3D-Druck als Zeitmaschine - Der Unterkieferknochen „Peninj 1“
2. Juli 2019
Foto: Christina Langenbach
Fossile Knochen und Zähne sind die einzigen greifbaren Dokumente der menschlichen Evolution. Sie ermöglichen nicht nur die Rekonstruktion der Lebensweise unserer Vorfahren, zum Beispiel ihrer Ernährung, sondern können auch die Einflüsse von Klimaveränderungen auf kulturelle Innovationen und Migrationsmuster nachvollziehbar machen.
Diese Fossilien sind unersetzlich und gehören deshalb zu den wissenschaftlich bedeutsamsten und zugleich seltensten Forschungsobjekten überhaupt. Thomas M. Kaiser, Leiter der Abteilung Mammalogie/Paläoanthropologie am CeNak, erforscht in Zusammenarbeit mit einem internationalen Team von Wissenschaftlerinnen und Wissenschaftlern die Biomechanik von Skeletten. Aus der Form wird hier aus großen Datenmengen die Funktion rekonstruiert. Ein ganz besonderer vormenschlicher Unterkieferknochen ist unser Schatz des Monats Juli – oder besser gesagt, seine Replik.
Der einzigartig vollständig erhaltene Unterkiefer von Peninj wurde 1964 von Kamoya Kimeu in Ablagerungen des pleistozänen Natronsees im Norden Tansanias entdeckt. Er ist etwa 1,5 Millionen Jahre alt und zeigt typische Merkmale der Vormenschenart Paranthropus boisei. Dazu gehören die gewaltigen Backenzähne und die kleinen Schneidezähne. Diese robusten Vormenschen sind vor etwa 1 Millionen Jahren ausgestorben.
Ihr Alter und ihre Seltenheit machen Originale wie dieses so wertvoll, dass nur ein sehr kleiner Kreis von Menschen sie je zu Gesicht bekommt. Dennoch wollen und müssen Wissenschaftlerinnen und Wissenschaftler an ihnen forschen können. Eine herausragende Funktion übernehmen dabei 3D-Drucke, die als Kopien der Originalobjekte angefertigt werden und so die Visualisierung ermöglichen.

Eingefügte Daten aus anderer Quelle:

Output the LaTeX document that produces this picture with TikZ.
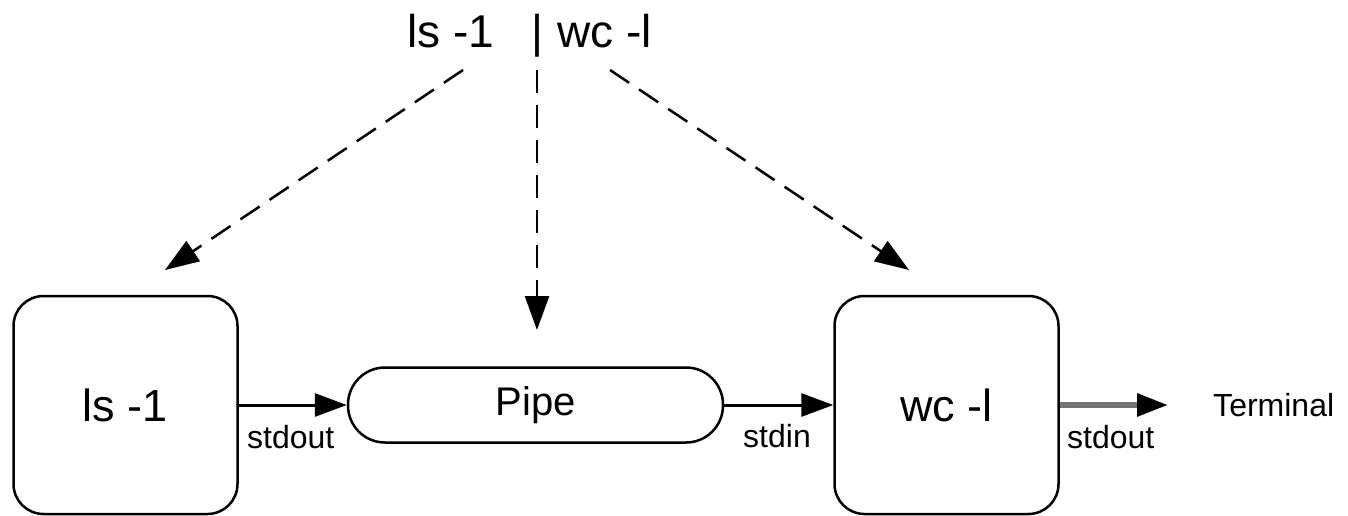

Vom digitalen Datensatz zum analogen Modell
Solche 3D- Drucke entstehen in additiven Fertigungsverfahren aus digitalen Oberflächen- oder Volumenmodellen. Anders als bei der bislang üblichen Abformung aus Kunststoff, wird hier das Modell Schicht für Schicht im 3D-Drucker aufgebaut. Das hat den großen Vorteil, dass man auch die Farbwirkung der Oberfläche wiedergeben kann, auf die man bei der klassischen Replik, die eigentlich eine Abformung ist, verzichten müsste. Die Replik ist dann kaum noch vom Original zu unterscheiden. Während der 3D-Druck in Kunststoffen und Metallen in der Technik bereits weit verbreitet ist, findet er mittlerweile auch in der Wissenschaft auf breiter Basis Anwendung. Im Fall des Unterkiefers von Peninj wurde das Objekt aus Gipspulver aufgebaut. Um die Färbung zu reproduzieren werden kleinste Farbtröpfchen beim Druckprozess ähnlich einem Farbdruck auf Papier, Schicht für Schicht aus feinen Düsen auf das Gipsbett gespritzt. Erst dann wird die nächste Schicht Gipspulver aufgetragen, mit Wasser verfestigt und wiederum eingefärbt. Am Ende wird das Modell noch mit Kunstharz infiltriert. Dies ist der erste farbige 3D-Druck, der von einem so bedeutsamen Fossil hergestellt wurde. Die virtuellen Oberflächendaten für seine Realisierung wurden alleine anhand von Digitalfotos aufwändig berechnet, die im Rahmen eines bilateralen Forschungsprojektes des CeNak und des Nationalmuseums von Tansania hergestellt wurden.
Nicht nur als Forschungsobjekt zu gebrauchen
Das Ziel des Projektes geht aber noch über die Digitalisierung der einzigartigen Welterbe-Fossilien für die biomechanischen Forschungsfragen hinaus: Solche hochwertigen, vom Original kaum zu unterscheidenden Repliken sind erstklassige Exponate für eine Ausstellung. Sie sind somit auch für die Wissensvermittlung eine große Innovation. Diesen Weg wird auch unser 3D-Druck des Peninj Unterkiefers gehen, der zukünftig im Nationalmuseum in Daressalam (Tansania) zu sehen sein wird.